Recorded information:
════════════════════

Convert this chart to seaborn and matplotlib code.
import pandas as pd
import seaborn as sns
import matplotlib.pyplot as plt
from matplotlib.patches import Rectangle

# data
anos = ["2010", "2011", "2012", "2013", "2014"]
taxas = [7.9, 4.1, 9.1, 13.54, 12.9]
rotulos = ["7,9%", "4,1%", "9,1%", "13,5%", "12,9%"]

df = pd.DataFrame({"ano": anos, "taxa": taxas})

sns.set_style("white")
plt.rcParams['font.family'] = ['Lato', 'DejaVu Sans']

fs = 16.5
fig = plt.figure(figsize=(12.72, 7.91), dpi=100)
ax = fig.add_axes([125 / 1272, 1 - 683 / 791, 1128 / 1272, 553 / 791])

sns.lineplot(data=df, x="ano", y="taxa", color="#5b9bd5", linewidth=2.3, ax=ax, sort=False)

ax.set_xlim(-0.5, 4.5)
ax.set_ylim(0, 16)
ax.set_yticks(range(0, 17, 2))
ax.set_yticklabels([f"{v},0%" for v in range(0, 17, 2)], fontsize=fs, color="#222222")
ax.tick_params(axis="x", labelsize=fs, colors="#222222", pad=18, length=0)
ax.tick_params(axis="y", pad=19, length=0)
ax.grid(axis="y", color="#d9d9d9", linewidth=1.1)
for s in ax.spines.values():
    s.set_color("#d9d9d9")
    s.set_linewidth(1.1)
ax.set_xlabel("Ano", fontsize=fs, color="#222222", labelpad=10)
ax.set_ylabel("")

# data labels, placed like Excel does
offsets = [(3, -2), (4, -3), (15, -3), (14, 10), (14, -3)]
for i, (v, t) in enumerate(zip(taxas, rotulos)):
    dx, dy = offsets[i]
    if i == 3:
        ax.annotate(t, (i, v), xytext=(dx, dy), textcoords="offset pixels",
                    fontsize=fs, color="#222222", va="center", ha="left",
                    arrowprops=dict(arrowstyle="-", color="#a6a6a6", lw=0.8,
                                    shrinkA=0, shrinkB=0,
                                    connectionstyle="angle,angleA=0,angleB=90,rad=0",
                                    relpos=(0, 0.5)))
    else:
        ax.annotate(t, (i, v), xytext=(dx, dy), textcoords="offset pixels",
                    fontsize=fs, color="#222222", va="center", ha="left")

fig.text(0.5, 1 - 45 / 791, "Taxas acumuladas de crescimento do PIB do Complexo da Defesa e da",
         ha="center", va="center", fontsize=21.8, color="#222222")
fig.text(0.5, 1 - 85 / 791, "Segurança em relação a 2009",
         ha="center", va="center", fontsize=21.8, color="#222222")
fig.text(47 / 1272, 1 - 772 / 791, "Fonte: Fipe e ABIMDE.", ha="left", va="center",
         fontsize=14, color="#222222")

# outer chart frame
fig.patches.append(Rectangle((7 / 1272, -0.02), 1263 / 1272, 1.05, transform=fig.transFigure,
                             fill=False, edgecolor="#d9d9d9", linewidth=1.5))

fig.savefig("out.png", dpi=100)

════════════════════

How many lines in the listing contain "chart"? Answer with the number alone.

Written answer: 2